The harshest of the new laws only apply to Kings Cross and the city center. This leaves other tourist hotspots like Bondi and the Star, Sydney’s only casino, well-attended. It’s too early to make a definitive assessment, but the casino at least has reported a doubling of assaults.

More notable has been the changing crime rates in the student suburb of Newtown. Traditionally, there’s plenty of class warfare here, but very little violence—landmarks include a mural of Martin Luther King, next to an Indigenous Australian flag. It’s also been one of Australia’s most LGBTQ-friendly areas.

Ken Unsworth’s infamous sculpture, Stones Against the Sky. Photo by: Maxx Dunn

But the recent beating of a transgender woman in a pub is evidence that something’s changed. The latest official figures show an 80 percent jump in assaults on licensed premises, and a massive 169 percent increase in alcohol-related crime, although other reports suggest that the laws have resulted in a statewide fall in violence.

It’s been suggested that revelers, seeking to avoid the lockout laws in King’s Cross, have shifted here, bringing violence with them. There’s a vague sense that “the ‘vibe’ in Newtown is changing,” as Jenny Leong, local state member of Parliament, put it to a community meeting on July 6, 2015. And that vibe isn’t necessarily reflected in stats and figures. Insults and shoving are difficult to quantify and report on in the way that traumatic brain injury is.

Local pub owners are divided, and most are reluctant to speak with the media after a string of negative press, including a “hatchet job… run by dickheads” at a Sydney tabloid, as one told me, referring to coverage of a recent punch-up that put the blame on security staff.

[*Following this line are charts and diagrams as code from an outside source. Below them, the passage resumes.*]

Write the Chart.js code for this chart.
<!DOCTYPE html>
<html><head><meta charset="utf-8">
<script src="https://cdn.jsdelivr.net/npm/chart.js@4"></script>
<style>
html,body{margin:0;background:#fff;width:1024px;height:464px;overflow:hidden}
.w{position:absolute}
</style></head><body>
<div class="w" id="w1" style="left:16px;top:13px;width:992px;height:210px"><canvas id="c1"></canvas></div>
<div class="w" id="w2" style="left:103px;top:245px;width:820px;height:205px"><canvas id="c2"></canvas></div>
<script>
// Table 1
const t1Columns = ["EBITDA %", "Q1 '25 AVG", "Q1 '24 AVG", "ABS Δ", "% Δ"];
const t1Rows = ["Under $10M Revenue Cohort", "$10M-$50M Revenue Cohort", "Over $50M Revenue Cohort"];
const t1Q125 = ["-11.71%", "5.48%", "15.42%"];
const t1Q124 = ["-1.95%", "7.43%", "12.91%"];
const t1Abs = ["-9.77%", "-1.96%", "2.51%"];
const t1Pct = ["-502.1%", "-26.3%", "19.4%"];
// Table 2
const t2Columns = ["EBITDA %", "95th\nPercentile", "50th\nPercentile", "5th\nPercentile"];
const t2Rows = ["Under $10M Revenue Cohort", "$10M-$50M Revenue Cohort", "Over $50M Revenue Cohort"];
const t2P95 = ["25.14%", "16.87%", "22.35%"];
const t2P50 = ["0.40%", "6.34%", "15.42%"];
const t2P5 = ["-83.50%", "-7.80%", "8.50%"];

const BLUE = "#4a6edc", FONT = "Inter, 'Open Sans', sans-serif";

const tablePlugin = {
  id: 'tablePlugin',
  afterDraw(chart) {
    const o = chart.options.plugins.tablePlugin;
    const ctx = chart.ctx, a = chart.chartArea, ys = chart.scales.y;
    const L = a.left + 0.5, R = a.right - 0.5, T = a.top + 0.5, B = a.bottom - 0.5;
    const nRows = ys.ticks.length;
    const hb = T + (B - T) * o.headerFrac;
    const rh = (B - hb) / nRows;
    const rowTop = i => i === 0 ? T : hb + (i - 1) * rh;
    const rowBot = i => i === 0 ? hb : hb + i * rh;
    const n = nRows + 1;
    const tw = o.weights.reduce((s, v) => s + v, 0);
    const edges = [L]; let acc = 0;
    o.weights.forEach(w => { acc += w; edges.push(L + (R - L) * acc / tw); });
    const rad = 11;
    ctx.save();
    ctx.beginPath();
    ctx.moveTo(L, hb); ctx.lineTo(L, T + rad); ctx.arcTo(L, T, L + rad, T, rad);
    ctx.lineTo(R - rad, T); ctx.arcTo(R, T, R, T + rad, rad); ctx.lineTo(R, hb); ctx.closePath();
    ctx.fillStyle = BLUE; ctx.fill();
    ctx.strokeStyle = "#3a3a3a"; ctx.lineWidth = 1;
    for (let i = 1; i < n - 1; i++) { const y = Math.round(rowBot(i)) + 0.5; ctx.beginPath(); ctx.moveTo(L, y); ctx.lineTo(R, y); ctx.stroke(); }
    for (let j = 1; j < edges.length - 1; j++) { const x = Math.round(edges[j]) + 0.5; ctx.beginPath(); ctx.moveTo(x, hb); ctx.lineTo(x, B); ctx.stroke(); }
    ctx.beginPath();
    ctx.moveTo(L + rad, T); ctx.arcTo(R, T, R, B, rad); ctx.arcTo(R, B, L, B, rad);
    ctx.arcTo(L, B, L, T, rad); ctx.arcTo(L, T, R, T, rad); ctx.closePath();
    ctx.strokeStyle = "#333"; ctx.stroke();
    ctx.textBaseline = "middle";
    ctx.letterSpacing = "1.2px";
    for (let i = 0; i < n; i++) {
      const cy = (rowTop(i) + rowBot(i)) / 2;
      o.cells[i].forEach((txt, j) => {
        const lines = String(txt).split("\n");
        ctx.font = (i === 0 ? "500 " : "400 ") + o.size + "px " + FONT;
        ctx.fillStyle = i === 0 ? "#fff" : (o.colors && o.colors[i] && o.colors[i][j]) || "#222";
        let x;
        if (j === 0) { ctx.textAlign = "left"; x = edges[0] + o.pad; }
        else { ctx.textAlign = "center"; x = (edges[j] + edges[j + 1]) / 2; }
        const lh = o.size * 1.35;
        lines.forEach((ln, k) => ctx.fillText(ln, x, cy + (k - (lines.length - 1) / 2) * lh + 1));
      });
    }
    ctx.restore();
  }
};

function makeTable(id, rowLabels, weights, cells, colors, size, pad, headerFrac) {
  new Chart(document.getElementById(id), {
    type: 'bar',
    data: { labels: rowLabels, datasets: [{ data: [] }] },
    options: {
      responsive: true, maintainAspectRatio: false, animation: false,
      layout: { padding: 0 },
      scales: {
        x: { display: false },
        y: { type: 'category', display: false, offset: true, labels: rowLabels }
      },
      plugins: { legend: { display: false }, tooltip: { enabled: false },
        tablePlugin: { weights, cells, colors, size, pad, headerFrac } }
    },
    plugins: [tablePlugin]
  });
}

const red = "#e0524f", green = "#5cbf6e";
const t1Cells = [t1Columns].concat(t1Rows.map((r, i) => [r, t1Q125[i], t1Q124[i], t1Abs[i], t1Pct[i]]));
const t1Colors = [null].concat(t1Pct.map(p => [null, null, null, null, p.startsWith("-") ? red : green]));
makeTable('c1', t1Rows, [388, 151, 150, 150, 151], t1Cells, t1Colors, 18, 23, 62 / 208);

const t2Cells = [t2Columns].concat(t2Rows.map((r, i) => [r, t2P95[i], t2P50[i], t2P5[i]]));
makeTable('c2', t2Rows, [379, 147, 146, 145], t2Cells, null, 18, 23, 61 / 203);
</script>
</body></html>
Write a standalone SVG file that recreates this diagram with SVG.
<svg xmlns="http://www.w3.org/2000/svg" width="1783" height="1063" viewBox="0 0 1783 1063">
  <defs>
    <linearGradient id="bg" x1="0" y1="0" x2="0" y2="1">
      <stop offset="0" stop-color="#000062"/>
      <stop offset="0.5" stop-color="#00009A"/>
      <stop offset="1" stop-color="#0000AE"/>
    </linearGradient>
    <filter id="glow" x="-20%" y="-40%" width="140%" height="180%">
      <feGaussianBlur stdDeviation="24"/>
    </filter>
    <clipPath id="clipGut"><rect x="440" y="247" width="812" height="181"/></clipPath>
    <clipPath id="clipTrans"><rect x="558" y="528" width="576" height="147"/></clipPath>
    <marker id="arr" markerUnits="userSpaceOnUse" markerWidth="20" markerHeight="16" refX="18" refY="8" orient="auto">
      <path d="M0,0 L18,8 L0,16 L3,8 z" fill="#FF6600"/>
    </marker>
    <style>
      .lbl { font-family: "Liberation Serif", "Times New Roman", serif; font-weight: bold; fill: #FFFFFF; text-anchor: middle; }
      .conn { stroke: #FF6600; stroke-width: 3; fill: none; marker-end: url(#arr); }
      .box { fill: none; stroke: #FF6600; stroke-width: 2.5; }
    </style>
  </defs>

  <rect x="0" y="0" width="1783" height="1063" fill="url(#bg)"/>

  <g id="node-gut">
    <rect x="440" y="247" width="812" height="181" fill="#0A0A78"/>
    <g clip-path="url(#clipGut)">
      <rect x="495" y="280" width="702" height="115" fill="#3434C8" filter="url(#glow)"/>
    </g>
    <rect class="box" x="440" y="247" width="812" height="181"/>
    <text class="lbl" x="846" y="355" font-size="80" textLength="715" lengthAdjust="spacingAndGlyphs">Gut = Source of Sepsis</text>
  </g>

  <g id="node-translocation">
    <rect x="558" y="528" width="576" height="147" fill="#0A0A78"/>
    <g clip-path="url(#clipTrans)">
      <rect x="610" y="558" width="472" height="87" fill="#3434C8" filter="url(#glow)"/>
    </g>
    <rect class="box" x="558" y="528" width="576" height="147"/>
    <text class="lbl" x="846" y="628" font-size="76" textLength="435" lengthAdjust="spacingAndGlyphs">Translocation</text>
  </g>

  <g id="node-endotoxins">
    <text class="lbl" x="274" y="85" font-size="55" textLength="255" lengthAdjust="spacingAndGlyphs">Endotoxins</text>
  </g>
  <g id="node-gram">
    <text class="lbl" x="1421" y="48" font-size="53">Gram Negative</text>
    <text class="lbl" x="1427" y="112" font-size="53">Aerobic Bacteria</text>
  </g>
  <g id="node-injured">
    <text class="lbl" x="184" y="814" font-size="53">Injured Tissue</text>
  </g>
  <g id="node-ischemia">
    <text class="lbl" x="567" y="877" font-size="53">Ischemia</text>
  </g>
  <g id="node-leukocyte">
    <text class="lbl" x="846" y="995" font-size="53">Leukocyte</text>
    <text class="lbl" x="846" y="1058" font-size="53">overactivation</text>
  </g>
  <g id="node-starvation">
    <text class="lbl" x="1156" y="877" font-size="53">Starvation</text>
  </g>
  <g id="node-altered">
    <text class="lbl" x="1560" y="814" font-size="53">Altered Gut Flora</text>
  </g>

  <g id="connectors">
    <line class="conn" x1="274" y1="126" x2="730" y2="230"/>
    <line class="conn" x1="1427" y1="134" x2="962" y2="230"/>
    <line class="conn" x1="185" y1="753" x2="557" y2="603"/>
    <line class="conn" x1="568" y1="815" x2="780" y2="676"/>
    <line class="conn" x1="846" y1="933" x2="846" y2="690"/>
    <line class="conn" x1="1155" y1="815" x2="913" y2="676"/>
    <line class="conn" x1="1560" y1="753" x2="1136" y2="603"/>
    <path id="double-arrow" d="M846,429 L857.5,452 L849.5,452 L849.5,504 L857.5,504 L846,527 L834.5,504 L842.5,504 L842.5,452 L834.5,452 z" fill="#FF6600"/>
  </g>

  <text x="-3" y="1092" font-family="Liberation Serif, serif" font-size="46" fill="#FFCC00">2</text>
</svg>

One exasperated bar worker in Newtown told me that she and others in the industry don’t often bother reporting more minor incidents to police, asking, “What would that achieve?”

Some bars had urinals installed under the countertops

In response to the perceived growth in troublemaking, a Newtown industry group has jointly decided to trial self-imposed regulations based on the Kings Cross lockout laws. The land of hipster bicycles, fair trade vintage shops, and WAR IS OVER graffiti is so fraught by violence that calling last drinks early seems to be the only way forward.

This is far from the first time Sydney has tried to confront its drinking problem. Similar regulation of closing times throughout the 20th century led to the Australian phenomenon known as the “six o‘clock swill.” With only an hour to drink after work, men were so reluctant to leave the serving area that some bars reportedly had urinals installed under the countertops.

Kings Cross streets, 1939. Photo courtesy of State Library of New South Wales

Looking further back in time, Australia’s only successful armed coup—the 1808 Rum Rebellion, overthrowing the ill-fated William Bligh of Bounty fame—was in part catalyzed by arguments over the use of hard liquor as currency. It may seem a long way from colonial insurgency to punch-ups outside strip clubs, but maybe the glorification of boozy violence and the failure of authority to control it has always been a part of Sydney’s mean streets. A Federal Inquiry led by Senator David Leyonhjelm, to be held later this year, will determine whether the lockout laws are an appropriate way to address the issue.

Shaun McNeil has a pair of tattoos across his forearms. “CHRISTIE,” reads one; “IN GOD’S ARMS” the other. It’s a memoriam to a former partner or relative, not the man he killed, but the irony doesn’t distinguish. While walking through Newtown last week, a man spat on my face and slurred a homophobic insult. I wiped the phlegm off, and squared off with him, thought about those tattoos, and thought about throwing a punch.

Fortunately, neither of us were willing to take it that far.